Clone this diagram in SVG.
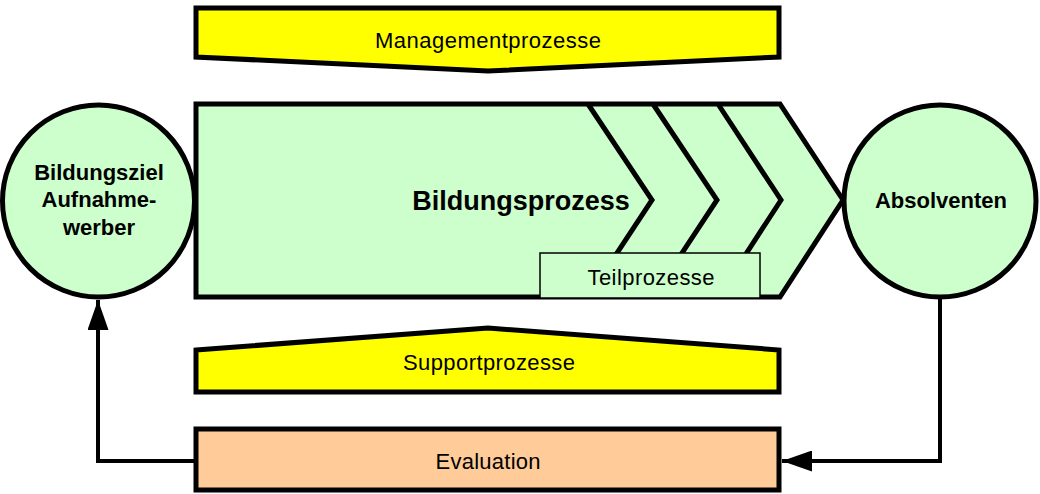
<svg xmlns="http://www.w3.org/2000/svg" width="1040" height="494" viewBox="0 0 1040 494">
  <defs>
    <style>
      .shape { stroke: #000; stroke-width: 5; stroke-linejoin: miter; }
      .yellow { fill: #FFFF00; }
      .green { fill: #CCFFCC; }
      .peach { fill: #FFCC99; }
      .thin { stroke: #000; stroke-width: 1.5; fill: #CCFFCC; }
      .chev { fill: none; stroke: #000; stroke-width: 5; stroke-linejoin: miter; }
      .lbl { font-family: "Liberation Sans", Arial, sans-serif; font-size: 22px; fill: #000; text-anchor: middle; }
      .bold { font-weight: bold; }
      .conn { fill: none; stroke: #000; stroke-width: 4; }
    </style>
    <marker id="arrow" viewBox="0 0 30 21" refX="30" refY="10.5" markerWidth="30" markerHeight="21" markerUnits="userSpaceOnUse" orient="auto">
      <path d="M0,0 L30,10.5 L0,21 Z" fill="#000"/>
    </marker>
  </defs>

  <!-- management processes: downward pointing banner -->
  <g id="management">
    <path class="shape yellow" d="M196,8 L779,8 L779,57 L488,71 L196,57 Z"/>
    <text class="lbl" x="488" y="48" textLength="226">Managementprozesse</text>
  </g>

  <!-- main education process with chevron sub-steps -->
  <g id="bildungsprozess">
    <path class="shape green" d="M196,104 L780,104 L843,200 L780,297 L196,297 Z"/>
    <path class="chev" d="M588,104 L652,200 L588,297"/>
    <path class="chev" d="M653,104 L717,200 L653,297"/>
    <path class="chev" d="M718,104 L781,200 L718,297"/>
    <text class="lbl bold" x="521" y="210" style="font-size:27px">Bildungsprozess</text>
  </g>

  <g id="teilprozesse">
    <rect class="thin" x="540" y="253" width="220" height="45"/>
    <text class="lbl" x="651" y="285" textLength="127">Teilprozesse</text>
  </g>

  <g id="bildungsziel">
    <circle class="shape green" cx="98.5" cy="201" r="96"/>
    <text class="lbl bold" x="99" y="180">Bildungsziel</text>
    <text class="lbl bold" x="99" y="207">Aufnahme-</text>
    <text class="lbl bold" x="99" y="235">werber</text>
  </g>

  <g id="absolventen">
    <circle class="shape green" cx="940" cy="201" r="96"/>
    <text class="lbl bold" x="941" y="208">Absolventen</text>
  </g>

  <!-- support processes: upward pointing banner -->
  <g id="support">
    <path class="shape yellow" d="M196,350 L488,328 L779,350 L779,392 L196,392 Z"/>
    <text class="lbl" x="489" y="370" textLength="172">Supportprozesse</text>
  </g>

  <g id="evaluation">
    <rect class="shape peach" x="196" y="429" width="583" height="61"/>
    <text class="lbl" x="488" y="469" textLength="105">Evaluation</text>
  </g>

  <!-- feedback loop -->
  <g id="connectors">
    <path class="conn" d="M940,297 L940,461 L782,461" marker-end="url(#arrow)"/>
    <path class="conn" d="M196,461 L98,461 L98,300" marker-end="url(#arrow)"/>
  </g>
</svg>
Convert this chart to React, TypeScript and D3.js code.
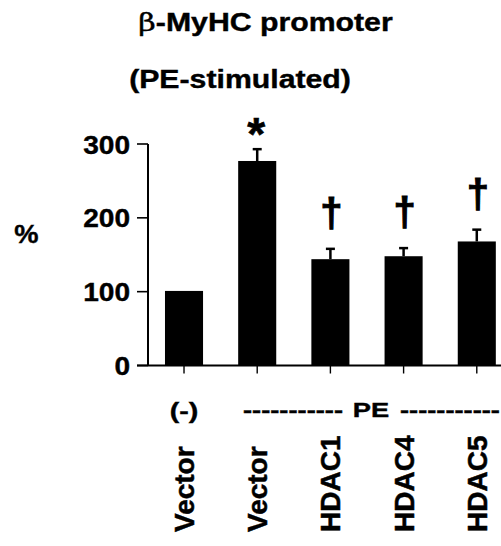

____________

PROBLEM TO SOLVE
Your task is to collect every line above that contains the word "this".

EXERCISE OUTPUT
Clone this diagram in SVG.
Convert this chart to React, TypeScript and D3.js code.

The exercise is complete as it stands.